The Supreme Court explained that how much the government needs to consult depends on a few things:
- How strong the Indigenous group's claim is: If their claim to land or rights is very strong, the government's duty to consult is also stronger.
- How much the government's actions might affect them: If the government's plans could seriously harm the Indigenous group's claimed rights, the duty to consult becomes even more important.
No matter what, the consultation must always be "meaningful." This means it's not just a quick chat; it's a real effort to understand and address the Indigenous group's concerns.
What Does "Accommodate" Mean?
If an Indigenous group has a strong claim, and the government's plans could cause serious harm, the government might also have a "duty to accommodate." This means they might need to change their plans to avoid causing damage or to lessen the negative effects on the Indigenous group's rights.

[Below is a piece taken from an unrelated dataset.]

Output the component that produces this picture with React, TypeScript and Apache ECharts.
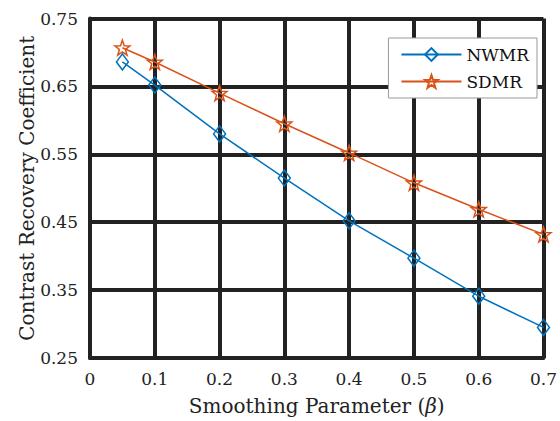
import React, { useEffect, useRef } from "react";
import * as echarts from "echarts";

const betaValues = [0.05, 0.1, 0.2, 0.3, 0.4, 0.5, 0.6, 0.7];
const nwmrValues = [0.686, 0.652, 0.58, 0.515, 0.452, 0.397, 0.341, 0.295];
const sdmrValues = [0.707, 0.686, 0.64, 0.595, 0.552, 0.508, 0.469, 0.432];
const seriesNames = ["NWMR", "SDMR"];
const xTitle = "Smoothing Parameter ({i|β})";
const yTitle = "Contrast Recovery Coefficient";

const STAR =
  "path://M0,-10L2.35,-3.24L9.51,-3.09L3.8,1.24L5.88,8.09L0,4L-5.88,8.09L-3.8,1.24L-9.51,-3.09L-2.35,-3.24Z";

const FONT = "DejaVu Serif";

export default function App() {
  const ref = useRef<HTMLDivElement>(null);
  useEffect(() => {
    if (!ref.current) return;
    const chart = echarts.init(ref.current, undefined, { renderer: "svg" });
    const gridLine = { show: true, lineStyle: { color: "#222", width: 4 } };
    chart.setOption({
      animation: false,
      backgroundColor: "#fff",
      textStyle: { fontFamily: FONT },
      grid: { left: 90, right: 14, top: 18.5, bottom: 63, show: false },
      legend: {
        right: 23,
        top: 38,
        orient: "vertical",
        backgroundColor: "#fff",
        borderColor: "#999",
        borderWidth: 1,
        borderRadius: 0,
        padding: [8, 8, 8, 12],
        itemWidth: 60,
        itemHeight: 16,
        itemGap: 10,
        textStyle: { fontFamily: FONT, fontSize: 17, color: "#111" },
        data: seriesNames,
      },
      xAxis: {
        type: "value",
        min: 0,
        max: 0.7,
        interval: 0.1,
        name: xTitle,
        nameLocation: "middle",
        nameGap: 38,
        nameMoveOverlap: false,
        nameTextStyle: {
          fontFamily: FONT,
          fontSize: 20,
          color: "#222",
          rich: { i: { fontFamily: FONT, fontSize: 20, fontStyle: "italic", color: "#222" } },
        },
        axisLine: { show: true, lineStyle: { color: "#222", width: 4 } },
        axisTick: { show: false },
        axisLabel: {
          margin: 12,
          fontFamily: FONT,
          fontSize: 17,
          color: "#222",
          formatter: (v: number) => (v === 0 ? "0" : v.toFixed(1)),
        },
        splitLine: gridLine,
      },
      yAxis: {
        type: "value",
        min: 0.25,
        max: 0.75,
        interval: 0.1,
        name: yTitle,
        nameLocation: "middle",
        nameGap: 53,
        nameMoveOverlap: false,
        nameTextStyle: { fontFamily: FONT, fontSize: 20, color: "#222" },
        axisLine: { show: true, lineStyle: { color: "#222", width: 4 } },
        axisTick: { show: false },
        axisLabel: {
          margin: 12,
          fontFamily: FONT,
          fontSize: 17,
          color: "#222",
          formatter: (v: number) => v.toFixed(2),
        },
        splitLine: gridLine,
      },
      series: [
        {
          name: seriesNames[0],
          type: "line",
          data: betaValues.map((x, i) => [x, nwmrValues[i]]),
          symbol: "diamond",
          symbolSize: [12, 16],
          lineStyle: { color: "#0072BD", width: 1.5 },
          itemStyle: { color: "rgba(255,255,255,0)", borderColor: "#0072BD", borderWidth: 1.5 },
          z: 3,
        },
        {
          name: seriesNames[1],
          type: "line",
          data: betaValues.map((x, i) => [x, sdmrValues[i]]),
          symbol: STAR,
          symbolSize: 15,
          lineStyle: { color: "#D95319", width: 1.5 },
          itemStyle: { color: "rgba(255,255,255,0)", borderColor: "#D95319", borderWidth: 1.5 },
          z: 3,
        },
      ],
    });
    return () => chart.dispose();
  }, []);
  return <div ref={ref} style={{ width: 560, height: 421, position: "absolute", left: 0, top: 0 }} />;
}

For example, this could mean changing where a logging project happens or finding ways to protect important cultural sites.
Acting in Good Faith
The court also said that both sides—the government and the Indigenous group—must act in good faith.
- The government must truly want to address the Indigenous group's concerns.
- The Indigenous group must not try to stop the process or make unreasonable demands. They need to work together.
Who Is Responsible for Consulting?
The Supreme Court made it clear that the duty to consult belongs only to the government (the Crown). The government cannot simply tell a company or another third party to do the consulting for them. It's the government's responsibility.
However, this doesn't mean companies have no responsibilities. They can still be held responsible if they act carelessly or dishonestly towards Indigenous groups. But the main legal duty to consult and accommodate rests with the government.
The Outcome for the Haida Nation
In the end, the Supreme Court agreed with the Haida Nation. They found that the Haida's claims to land and their right to harvest cedar were strong. The government's actions could have seriously impacted these rights.
Because of this, the government had a duty to consult the Haida Nation. The court also said the government likely had a duty to accommodate their interests.
So, the government's appeal was dismissed, meaning they lost. Weyerhauser Co.'s appeal was allowed, meaning the company was not directly responsible for the government's duty to consult.